Arztbriefe sind weitgehend unverständlich.
Andererseits sehen Ärzte auch das Gute im Menschen, zum Beispiel
positive Darmgeräusche "über alle vier Quadranten".

Es
ist kurz vor sechs am Morgen, der Wecker meiner Frau hat gerade
geklingelt. Eigentlich müsste sie jetzt aufstehen, aber in Ungarn,
wo sie herkommt, haben Zeitangaben eine etwas andere Bedeutung.
Wenn meine Frau zum Beispiel sagt, dass sie "jetzt"
das Haus verlassen werde, dann lackiert sie noch mindestens
fünf Minuten lang am Esstisch ihre Fingernägel. Ich nenne dies
gerne etwas spöttisch das "ungarische Jetzt".
Statt
meiner Frau bin früher übrigens ich aufgestanden, wenn ihr Wecker
geklingelt hat. Aber im Laufe eines langen Ehelebens nimmt man
viele Eigenschaften des anderen an. Mittlerweise bleibe auch
ich noch liegen, kuschele mich an ihren Rücken und strecke dazu
einen Fuss ins kühle "Gräbele", so wie sie es auch
gerne tut.
Das ist der perfekte Moment,
besser wird es heute nicht mehr werden. Ich muss an den Arztbrief
denken, den mir der Ärztliche Direktor Soundso nach meinem letzten
Krankenhaus-Aufenthalt mitgegeben hat. Neben unschönen oder
unverständlichen Dingen war da eine Formulierung drin, die zeigt,
dass Ärzte auch das Gute im Menschen sehen. Die allgemeine körperliche
Untersuchung ergab nämlich bei mir folgenden Befund: "Darmgeräusche
positiv, über alle vier Quadranten". Das klingt so, wie
ich mich gerade fühle, nämlich rundum wohl.
Der
Begriff "jetzt" grosszügig auszulegen, ist übrigens
keine ungarische Spezialität. Das Nachrichtenmagazin "Der
Spiegel" hatte in seiner Ausgabe diese Woche einen Bericht
über die Sprache in Arztbriefen drin. Man könnte ja meinen,
dass wenigstens die Hausärzte das verstehen, was die Kollegen
in den Krankenhäusern ihnen schreiben. Genau das sei aber oft
nicht der Fall, so der "Spiegel", dies habe "jetzt"

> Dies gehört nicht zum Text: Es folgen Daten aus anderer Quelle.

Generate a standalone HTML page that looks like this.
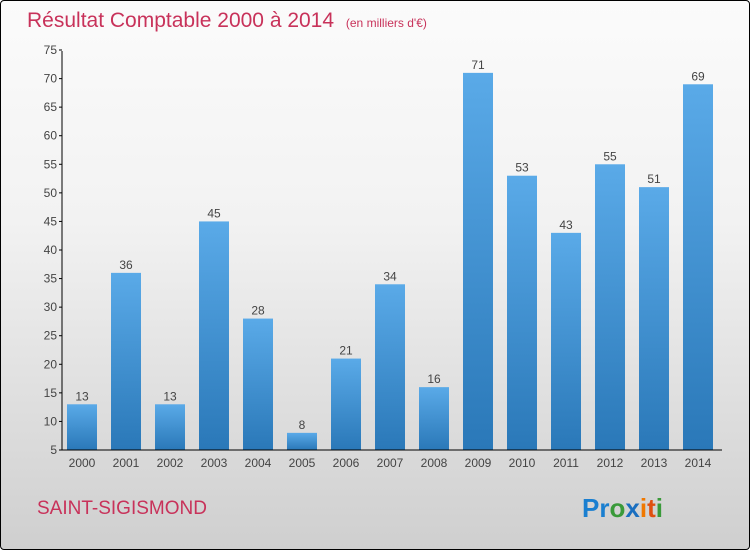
<!DOCTYPE html>
<html><head><meta charset="utf-8"><style>
body{margin:0}
#wrap{position:relative;width:748px;height:548px;border:1px solid #000;border-radius:4px;background:linear-gradient(#fbfbfb,#f2f2f2 40%,#cfcfcf);overflow:hidden;font-family:"Liberation Sans",sans-serif}
</style></head><body>
<div id="wrap">
<svg width="748" height="548">
<text x="26" y="26" font-size="21" fill="#c8325a">Résultat Comptable 2000 à 2014 <tspan font-size="12" dx="6">(en milliers d'€)</tspan></text>
<g id="plot"></g>
<text x="36" y="513" font-size="19" fill="#c8325a">SAINT-SIGISMOND</text>
<text x="581" y="516" font-size="26" font-weight="bold"><tspan fill="#1a7fd0">Pr</tspan><tspan fill="#3a9a3a">o</tspan><tspan fill="#1a6fc0">x</tspan><tspan fill="#f07800">i</tspan><tspan fill="#e05010">t</tspan><tspan fill="#3a9a3a">i</tspan></text>
</svg></div>
<script>
const years=["2000","2001","2002","2003","2004","2005","2006","2007","2008","2009","2010","2011","2012","2013","2014"];
const values=[13,36,13,45,28,8,21,34,16,71,53,43,55,51,69];
const yTicks=[5,10,15,20,25,30,35,40,45,50,55,60,65,70,75];
const NS="http://www.w3.org/2000/svg";
const g=document.getElementById('plot');
const y=v=>449-(v-5)*(400/70);
const x=i=>81+i*44;
function mk(t,a){const e=document.createElementNS(NS,t);for(const k in a)e.setAttribute(k,a[k]);g.appendChild(e);return e;}
const defs=mk('defs',{});
defs.innerHTML='<linearGradient id="bg" x1="0" y1="0" x2="0" y2="1"><stop offset="0" stop-color="#5aaae8"/><stop offset="1" stop-color="#2a78b8"/></linearGradient>';
values.forEach((v,i)=>{
 const r=mk('rect',{x:x(i)-15,y:y(v),width:30,height:449-y(v),fill:'url(#bg)'});
 
 
 const t=mk('text',{x:x(i),y:y(v)-4,'font-size':12,fill:'#444','text-anchor':'middle'});
 t.textContent=v;
 
 
 const xl=mk('text',{x:x(i),y:466,'font-size':12,fill:'#444','text-anchor':'middle'});
 xl.textContent=years[i];
 
 
});
const ax=mk('path',{d:'M61 50V449H721',stroke:'#000','stroke-width':1,fill:'none'});


yTicks.forEach(v=>{
 mk('line',{x1:58,x2:61,y1:y(v),y2:y(v),stroke:'#000'});
 const t=mk('text',{x:56,y:y(v)+4,'font-size':12,fill:'#444','text-anchor':'end'});
 t.textContent=v;
 
 
});
</script>
</body></html>
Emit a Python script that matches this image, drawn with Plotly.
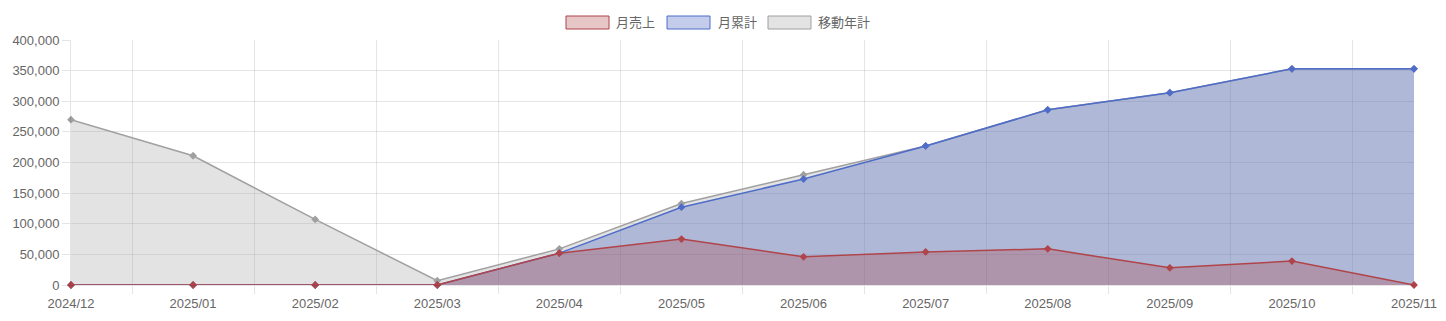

eine Studie der Heinrich-Heine-Universität gezeigt.
Nun
wollen wir die armen Kollegen vom "Spiegel" nicht
noch mehr piesacken, kämpfen sie doch schon seit Monaten mit
dem Problem, dass einer der ihren Reportagen erfunden hat, und
neuerdings auch mit der Tatsache, dass sich nicht alle SPD-Hierarchen
an eine Telefonschalte erinnern, über die das Nachrichtenmagazin
exklusiv berichtete.

Aber
darauf hinweisen wird man müssen, dass die Ergebnisse der Studie
nicht "jetzt" vorliegen, sondern schon seit Monaten.
Im April berichtete bereits die Nachrichtenagentur dpa darüber,
dass von den 197 befragten Hausärzten fast alle (98,5 Prozent)
angaben, schon einmal Arztbriefe erhalten zu haben, die sie
nicht auf Anhieb verstehen konnten. Aber gut, sehen wir es menschlich:
Auch beim "Spiegel" bleibt man nach dem Klingeln gerne
noch ein bisschen liegen oder lackiert sich die Fingernägel.
Und wer das Thema nicht googelt, merkt von dem Ganzen sowieso
nichts.
Während ich mich morgens an
meine Frau kuschle, denke ich ohnehin nur positiv. Laut ärztlichem
Befund habe ich zum Beispiel auch "keine latenten oder
manifesten Paresen". Das klingt doch gut, auch wenn nur
Eingeweihte verstehen, was damit gemeint ist. Wenn eine Stimme
in mir in solchen Momenten von mir fordert, darüber einen Artikel
zu schreiben, geht mir das normalerweise an allen vier Quadranten
vorbei. Nur gut, dass ich doch noch aufgestanden bin.